Читаем В поисках Марселя Пруста полностью

Чтобы «принизить» и ослабить серьезное, комическое располагает целым арсеналом: сатира — лобовая атака; ирония, цель которой — сказать противоположное тому, что дают услышать, прием, успокаивающий робкого читателя, потому что кощунственные речи не ведутся открыто; остроумие, привлекающее внимание скорее к форме, нежели к содержанию; и, наконец, юмор, который имитирует существа и вещи, над которыми хочет посмеяться, но воспроизводит их совсем не такими, какие они есть, а слегка искажая. Юморист, — говорил Мередит, — идет за своей жертвой, подражая всем ее движениям. Реализм его поз, точность подражания, метко схваченные подробности — все нас обманывает и восхищает. Пруст воспроизводит речи господина де Норпуа, Леграндена, господина де Шарлю, притворяясь, будто ничего в них не изменяет, но на самом деле чуть-чуть «подталкивает пальцем», оставляя на глине след мастера и подчеркивая смешное.

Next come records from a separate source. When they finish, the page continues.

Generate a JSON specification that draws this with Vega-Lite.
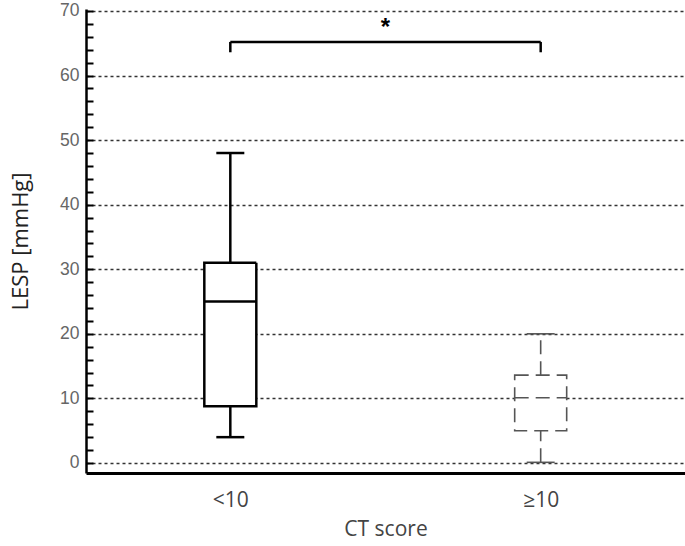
{
  "$schema": "https://vega.github.io/schema/vega-lite/v6.json",
  "width": 599,
  "height": 464,
  "autosize": "none",
  "padding": {"left": 86, "top": 9, "right": 0, "bottom": 73},
  "background": "white",
  "config": {"view": {"stroke": null}},
  "datasets": {
    "boxes": [
      {"group": "<10", "lo": 4, "q1": 8.8, "med": 25, "q3": 31, "hi": 48},
      {"group": "≥10", "lo": 0.1, "q1": 5, "med": 10.1, "q3": 13.6, "hi": 20}
    ],
    "bracket": [
      {"a": "<10", "b": "≥10", "top": 65.2, "bot": 63.6, "star": 67.4, "label": "*"}
    ]
  },
  "encoding": {
    "x": {
      "field": "group",
      "type": "nominal",
      "sort": ["<10", "≥10"],
      "scale": {"type": "point", "domain": ["<10", "≥10"], "padding": 0.465},
      "axis": {
        "title": "CT score",
        "labelAngle": 0,
        "ticks": false,
        "domainColor": "#000",
        "domainWidth": 3,
        "labelFont": "Open Sans",
        "labelFontSize": 21,
        "labelColor": "#444",
        "labelPadding": 16,
        "titleFont": "Open Sans",
        "titleFontSize": 21,
        "titleFontWeight": "normal",
        "titleColor": "#444",
        "titlePadding": 8
      }
    }
  },
  "layer": [
    {
      "data": {"name": "boxes"},
      "mark": {"type": "rule"},
      "encoding": {
        "y": {
          "field": "lo",
          "type": "quantitative",
          "scale": {"domain": [-1.55, 70.3], "nice": false, "zero": false},
          "axis": {
            "title": "LESP [mmHg]",
            "values": [0,2,4,6,8,10,12,14,16,18,20,22,24,26,28,30,32,34,36,38,40,42,44,46,48,50,52,54,56,58,60,62,64,66,68,70],
            "tickCount": 100,
            "labelOverlap": false,
            "labelExpr": "datum.value % 10 === 0 ? datum.label : ''",
            "grid": true,
            "gridDash": [3, 3],
            "gridColor": "#333",
            "gridWidth": 1.3,
            "gridOpacity": {"condition": {"test": "datum.value % 10 === 0", "value": 1}, "value": 0},
            "tickSize": -7,
            "tickWidth": 2,
            "tickColor": "#000",
            "domainColor": "#000",
            "domainWidth": 2.5,
            "labelFont": "Arial",
            "labelFontSize": 17.5,
            "labelColor": "#666",
            "labelPadding": 14,
            "titleFont": "Open Sans",
            "titleFontSize": 22,
            "titleFontWeight": "normal",
            "titleColor": "#222",
            "titleX": -54
          }
        },
        "y2": {"field": "q1"},
        "stroke": {"field": "group", "type": "nominal", "scale": {"domain": ["<10", "≥10"], "range": ["#000000", "#555555"]}, "legend": null},
        "strokeWidth": {"field": "group", "type": "nominal", "scale": {"domain": ["<10", "≥10"], "range": [2.5, 1.6]}, "legend": null},
        "strokeDash": {"field": "group", "type": "nominal", "scale": {"domain": ["<10", "≥10"], "range": [[1, 0], [14, 7]]}, "legend": null}
      }
    },
    {
      "data": {"name": "boxes"},
      "mark": {"type": "rule"},
      "encoding": {
        "y": {"field": "q3", "type": "quantitative"},
        "y2": {"field": "hi"},
        "stroke": {"field": "group", "type": "nominal", "legend": null},
        "strokeWidth": {"field": "group", "type": "nominal", "legend": null},
        "strokeDash": {"field": "group", "type": "nominal", "legend": null}
      }
    },
    {
      "data": {"name": "boxes"},
      "mark": {"type": "bar", "size": 52, "fill": "white"},
      "encoding": {
        "y": {"field": "q1", "type": "quantitative"},
        "y2": {"field": "q3"},
        "stroke": {"field": "group", "type": "nominal", "legend": null},
        "strokeWidth": {"field": "group", "type": "nominal", "legend": null},
        "strokeDash": {"field": "group", "type": "nominal", "legend": null}
      }
    },
    {
      "data": {"name": "boxes"},
      "mark": {"type": "rule", "xOffset": -26, "x2Offset": 26},
      "encoding": {
        "x2": {"field": "group"},
        "y": {"field": "med", "type": "quantitative"},
        "stroke": {"field": "group", "type": "nominal", "legend": null},
        "strokeWidth": {"field": "group", "type": "nominal", "legend": null},
        "strokeDash": {"field": "group", "type": "nominal", "legend": null}
      }
    },
    {
      "data": {"name": "boxes"},
      "mark": {"type": "rule", "xOffset": -14, "x2Offset": 14},
      "encoding": {
        "x2": {"field": "group"},
        "y": {"field": "lo", "type": "quantitative"},
        "stroke": {"field": "group", "type": "nominal", "legend": null},
        "strokeWidth": {"field": "group", "type": "nominal", "legend": null}
      }
    },
    {
      "data": {"name": "boxes"},
      "mark": {"type": "rule", "xOffset": -14, "x2Offset": 14},
      "encoding": {
        "x2": {"field": "group"},
        "y": {"field": "hi", "type": "quantitative"},
        "stroke": {"field": "group", "type": "nominal", "legend": null},
        "strokeWidth": {"field": "group", "type": "nominal", "legend": null}
      }
    },
    {
      "data": {"name": "bracket"},
      "mark": {"type": "rule", "color": "#000", "strokeWidth": 2.5},
      "encoding": {
        "x": {"field": "a", "type": "nominal"},
        "x2": {"field": "b"},
        "y": {"field": "top", "type": "quantitative"}
      }
    },
    {
      "data": {"name": "bracket"},
      "mark": {"type": "rule", "color": "#000", "strokeWidth": 2.5},
      "encoding": {
        "x": {"field": "a", "type": "nominal"},
        "y": {"field": "bot", "type": "quantitative"},
        "y2": {"field": "top"}
      }
    },
    {
      "data": {"name": "bracket"},
      "mark": {"type": "rule", "color": "#000", "strokeWidth": 2.5},
      "encoding": {
        "x": {"field": "b", "type": "nominal"},
        "y": {"field": "bot", "type": "quantitative"},
        "y2": {"field": "top"}
      }
    },
    {
      "data": {"name": "bracket"},
      "mark": {"type": "text", "dx": 155, "fontSize": 24, "fontWeight": "bold", "font": "Arial", "color": "#000", "baseline": "middle"},
      "encoding": {
        "x": {"field": "a", "type": "nominal"},
        "y": {"field": "star", "type": "quantitative"},
        "text": {"field": "label"}
      }
    }
  ]
}
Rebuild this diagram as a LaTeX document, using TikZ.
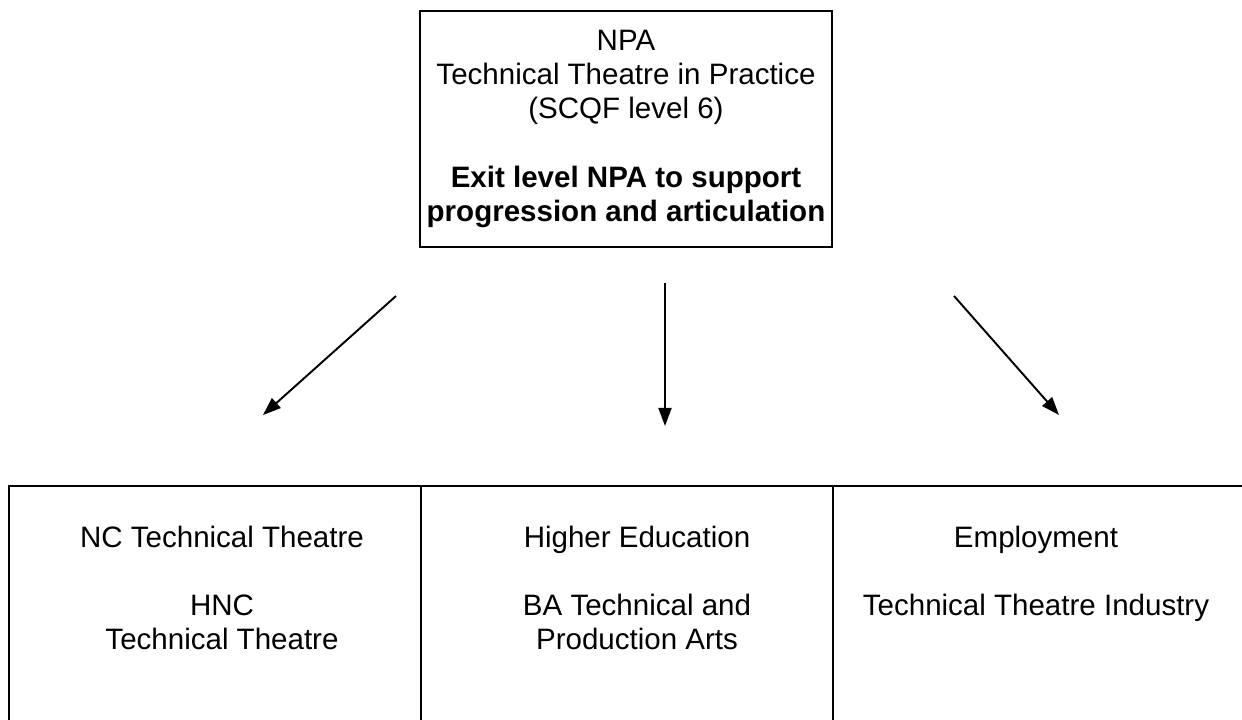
\documentclass[tikz,border=0pt]{standalone}
\usepackage{fontspec}
\setmainfont{Liberation Sans}
\usetikzlibrary{arrows.meta}

\tikzset{
  every node/.style={font=\fontsize{16.8}{19.3}\selectfont},
  box/.style={draw, line width=1.2pt, inner sep=0pt, align=center},
  cell/.style={draw, line width=1.2pt, inner sep=0pt, anchor=north west,
    minimum width=8.24cm, minimum height=5cm},
  celltext/.style={anchor=north, align=center, inner sep=0pt},
  arr/.style={-{Triangle[length=0.36cm, width=0.26cm]}, line width=1.1pt}
}

\begin{document}
\begin{tikzpicture}
                \clip (0,0) rectangle (24.84,14.4);

                % Starting award
                \node[box, minimum width=8.24cm, minimum height=4.72cm] (npa) at (12.52,11.82)
                  {NPA\\Technical Theatre in Practice\\(SCQF level 6)\\[20pt]
                   \textbf{Exit level NPA to support}\\\textbf{progression and articulation}};

                % Progression routes (table row)
                \node[cell] (nc) at (0.16,4.7) {};
                \node[cell] (he) at (8.4,4.7) {};
                \node[cell] (emp) at (16.64,4.7) {};

                \node[celltext] (nctext) at (4.44,3.88)
                  {NC Technical Theatre\\[19.3pt] HNC\\Technical Theatre};
                \node[celltext] (hetext) at (12.74,3.88)
                  {Higher Education\\[19.3pt] BA Technical and\\Production Arts};
                \node[celltext] (emptext) at (20.72,3.88)
                  {Employment\\[19.3pt] Technical Theatre Industry};

                % Arrows
                \coordinate (a1) at (7.92,8.48);
                \coordinate (b1) at (5.26,6.1);
                \coordinate (a2) at (13.3,8.74);
                \coordinate (b2) at (13.3,5.88);
                \coordinate (a3) at (19.08,8.48);
                \coordinate (b3) at (21.18,6.1);

                \draw[arr] (a1) -- (b1);
                \draw[arr] (a2) -- (b2);
                \draw[arr] (a3) -- (b3);
            \end{tikzpicture}
\end{document}
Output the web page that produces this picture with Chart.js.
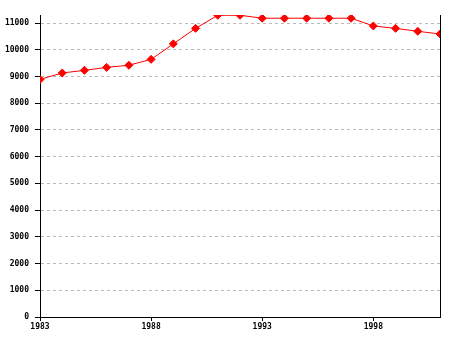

Юмор предполагает гораздо больше сдержанности, нежели остроумие. Юморист, подражая своей жертве, соглашается походить на нее. Часто он подсмеивается над самим собой, и отводит себе в этих рассказах роль человека наивного и неловкого (до Рассказчика очень долго доходит, каковы истинные намерения Шарлю). Вызываемый юмором смех рождается из того, чего мы больше всего боимся: смерти, безумия, высокомерия великих мира сего; что поначалу испугало наш ум своим появлением в тексте, затем быстро успокоило очевидностью преувеличения. Встретив Норпуа в салоне, мы бы сперва оробели от его церемонности, но вскоре пустозвонство его гладких речей рассмешило бы нас, и робость уступила бы место веселости.

Пруст уже в отрочестве обладал не только чувством юмора, но и чувством комического. С первой же части «Свана» мы попадаем в семью, где хватает смешных черт, и которые описаны беззлобно, но уморительно. Сцена с двумя тетушками, полагающими, что благодарят Свана своими намеками, очевидно, одно из детских воспоминаний. Недостаток чувства ориентации у его матери, гордость за мужа, который окольными путями вдруг выводит ее к садовой калитке, тоже составляют часть нежной семейной комедии. В письмах к госпоже Строс мы видим Пруста, оттачивающего силу своей насмешки на светском обществе. Его Записные книжки переполнены упоминаниями о подмеченных где-то смешных чертах, особенно языковых, которые он сразу же предназначает для того или иного персонажа вынашиваемой книги, а порой и для нескольких сразу, оставляя выбор на потом.

Редко бывает, чтобы Пруст записал чье-нибудь «словцо» в его парижском смысле «острота», кроме принадлежавших госпоже Строс, которые он сохранит для герцогини Германтской, но надо заметить, что к концу книги он спросит себя, не уступают ли, в итоге, умственные способности носителей германтского остроумия (а Сван тоже им заражен) интеллекту Бришо. Именно те из персонажей романа, что отпускают остроты (кроме герцогини), оказываются глупцами: Котар, Форшвиль, Блок-отец — надо полагать, Пруст считал острячество признаком посредственности, хотя сам был отменным юмористом и, без сомнения, самым крупным французским писателем из тех, кто с неизменной удачей использовал эту бесстрастную форму комического.

Комические темы

Комическими темами Пруста станут те, что вечно страшили, а стало быть и веселили людей, а также особо присущие его времени, его кругу и его собственной личности.

Первая в ряду вечных тем, и самая сильная, это Пляска Смерти. Комический автор всегда пользовался контрастом между смятением, в которое нас повергает мысль о смерти, и автоматизмом жизни, заставляющим нас в самых ужасных обстоятельствах продолжать все те же действия и твердить все те же фразы. Толстой воспользовался этим эффектом в «Смерти Ивана Ильича», а также в «Войне и мире» (смерть старого князя Безухова). Пруст же показывает уловки, к которым прибегает эгоизм герцога Германтского, чтобы отстраниться от чужой смерти и обезопасить себя от последствий семейного траура, которые могли бы как-то повлиять на его жизнь. Однажды вечером, когда герцог и герцогиня собираются на костюмированный бал с намерением развлечься, их кузен Аманьен д'Омон оказывается при смерти. Однако «при смерти» — это бы еще куда ни шло, но если Аманьен затеет умереть по-настоящему, от бала наверняка придется отказаться. Таким образом, план герцога состоит в том, чтобы успеть послать за новостями еще до смерти родственника, а стало быть, до вынужденного траура.